Zoom Chooses Oracle As Its Cloud Vendor. Skipping Amazon, Microsoft And Google

Zoom - Oracle

When the demand is high and increasing, tech companies must quickly find ways to scale up.

This is what Zoom is doing. As the video-conferencing software becomes the top video chat provider that sees huge surge of demands after many people are working from home due to the novel 'COVID-19' coronavirus, the company admitted that its infrastructure wasn't prepared the sudden surge.

For a long time, Zoom has long been a client of Amazon Web Services (AWS), while at the same time also handling a lot of capacity from its own data centers.

To help it scale, the company starts signing a cloud deal with Oracle.

The news came as a surprise, considering that both Google and Microsoft have showed signs of moving more aggressively into marketing their cloud offerings to Zoom.

Oracle on the other hand, has been touting its cloud infrastructure, but remains in the category of "somewhat niche players." This makes it rare to win big deal in the cloud market.

So it was kind of unexpected to see a press release from Oracle, saying that Zoom had chosen its cloud "for its advantages in performance, scalability, reliability and superior cloud security."

Oracle CEO Safra Catz said that:

"Video communications has become an essential part of our professional and personal lives, and Zoom has led this industry’s innovation. We are proud to work with Zoom, as both their cloud infrastructure provider and as a customer, while they grow and continue to connect businesses, people and governments around the world."

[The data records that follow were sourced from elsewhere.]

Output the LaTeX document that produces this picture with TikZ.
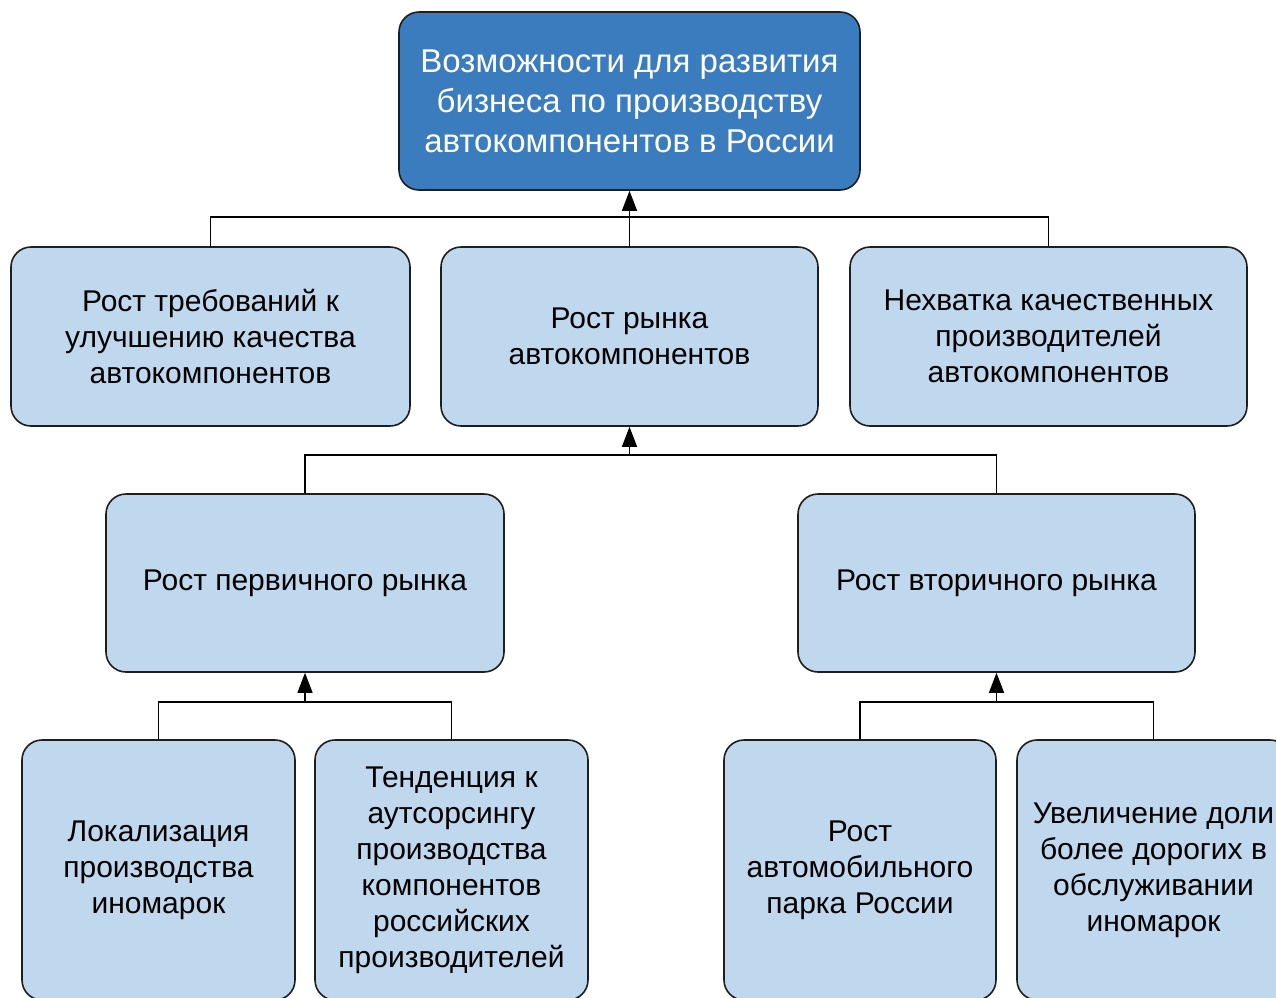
\documentclass[tikz,border=0pt]{standalone}
\usepackage{fontspec}
\setmainfont{Liberation Sans}
\usetikzlibrary{arrows.meta}
\definecolor{darkbox}{RGB}{58,124,190}
\definecolor{lightbox}{RGB}{192,216,238}
\definecolor{edge}{RGB}{30,30,30}
\tikzset{
  box/.style={draw=edge, line width=1.6pt, rounded corners=20pt, fill=lightbox,
    align=center, inner sep=0pt, font=\fontsize{30}{36}\selectfont, text=black},
  topbox/.style={box, fill=darkbox, text=white, font=\fontsize{33}{40}\selectfont},
  conn/.style={draw=black, line width=1.3pt},
  arr/.style={conn, -{Triangle[length=20pt,width=15pt]}}
}
\begin{document}
\begin{tikzpicture}[x=1pt,y=-1pt]
\useasboundingbox (0,0) rectangle (1276,997);
\clip (0,0) rectangle (1276,997);
\fill[white] (0,0) rectangle (1276,997);
% top
\node[topbox, minimum width=461pt, minimum height=178pt] (top) at (629.5,101)
  {Возможности для развития\\бизнеса по производству\\автокомпонентов в России};
% row 2
\node[box, minimum width=399pt, minimum height=179pt] (r2a) at (210.5,336.5)
  {Рост требований к\\улучшению качества\\автокомпонентов};
\node[box, minimum width=377pt, minimum height=179pt] (r2b) at (629.5,336.5)
  {Рост рынка\\автокомпонентов};
\node[box, minimum width=397pt, minimum height=179pt] (r2c) at (1048.5,336.5)
  {Нехватка качественных\\производителей\\автокомпонентов};
% row 3
\node[box, minimum width=398pt, minimum height=178pt] (p) at (305,583)
  {Рост первичного рынка};
\node[box, minimum width=397pt, minimum height=178pt] (s) at (996.5,583)
  {Рост вторичного рынка};
% row 4
\node[box, minimum width=273pt, minimum height=260pt] (l1) at (158.5,870)
  {Локализация\\производства\\иномарок};
\node[box, minimum width=273pt, minimum height=260pt] (l2) at (451.5,870)
  {Тенденция к\\аутсорсингу\\производства\\компонентов\\российских\\производителей};
\node[box, minimum width=272pt, minimum height=260pt] (l3) at (860,870)
  {Рост\\автомобильного\\парка России};
\node[box, minimum width=273pt, minimum height=260pt] (l4) at (1153.5,870)
  {Увеличение доли\\более дорогих в\\обслуживании\\иномарок};
% connectors
\coordinate (j1) at (629.5,217);
\coordinate (j2) at (629.5,455);
\coordinate (j3) at (305,702);
\coordinate (j4) at (996.5,702);
\draw[conn] (r2a.north) |- (j1) -| (r2c.north);
\draw[arr] (r2b.north) -- (top.south);
\draw[conn] (p.north) |- (j2) -| (s.north);
\draw[arr] (j2) -- (r2b.south);
\draw[conn] (l1.north) |- (j3) -| (l2.north);
\draw[arr] (j3) -- (p.south);
\draw[conn] (l3.north) |- (j4) -| (l4.north);
\draw[arr] (j4) -- (s.south);
\end{tikzpicture}
\end{document}
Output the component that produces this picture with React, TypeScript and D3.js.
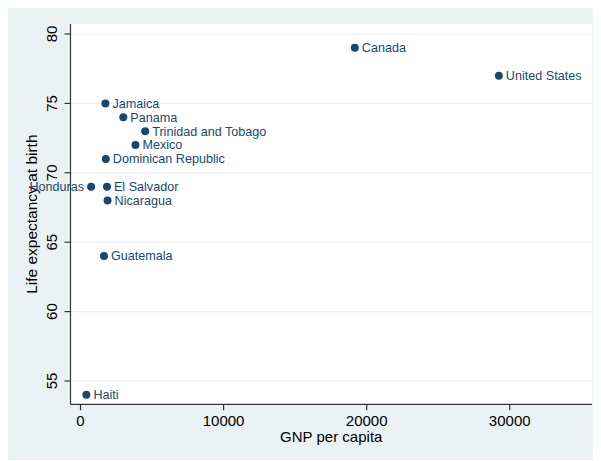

And according to Zoom CEO Eric S. Yuan:

“We recently experienced the most significant growth our business has ever seen, requiring massive increases in our service capacity. We explored multiple platforms, and Oracle Cloud Infrastructure was instrumental in helping us quickly scale our capacity and meet the needs of our new users."

"We chose Oracle Cloud Infrastructure because of its industry-leading security, outstanding performance, and unmatched level of support.”

During the coronavirus pandemic, Zoom was met with rapidly increasing demand for its services, including a sudden spike to 300 million daily meeting participants.

By deploying its services through Oracle, Zoom wants to be better in dealing with its newfound ubiquity.

Within hours of deployment, Oracle Cloud Infrastructure started supporting hundreds of thousands of concurrent Zoom meeting participants. And shortly after achieving full production, Zoom is enabling millions of simultaneous meeting participants on Oracle's cloud, transferring upwards of seven petabytes through Oracle Cloud Infrastructure servers every single day.

Zoom cloud

Zoom's popularity is still unmatched. But others in the competition aren't staying quiet to see the junior Zoom enjoy all of the attention.

Google, which is third in public cloud infrastructure market share in the U.S., behind Amazon and Microsoft, said that it has improved Google Meet, and is giving away the video chat product for free. Zoom shares dropped 6.5% after the announcement.

Google has also improved Google Duo by giving it some new features.

Facebook also challenges Zoom by launching Messenger Rooms, which is free to use, and allows up to 50 people join a single room and interact with each other, with no time limit.

Microsoft that started seeing Zoom as an "emerging threat", improved Teams by copying Zoom's popular feature, and by introducing some new ones.

Even the straightforward chat app WhatsApp has increased the limit for group calls from 4 to 8.

While Zoom is singularly focused on video, Google, Facebook and Microsoft are massive tech companies sitting on a much larger resources and with the to lose money in certain areas.

But because all of them don't see video as a priority of their business, Zoom would rather not fund its rivals' cloud businesses (Google, Microsoft). This is one of the reasons why Zoom chooses Oracle.

According to a webinar, Zoom CEO Eric Yuan said that Oracle, which has been "a great customer," wanted to offer additional support on top of what Zoom was getting from AWS. After testing Oracle's service and "it worked so well," Zoom added the Oracle's servers to its arsenal.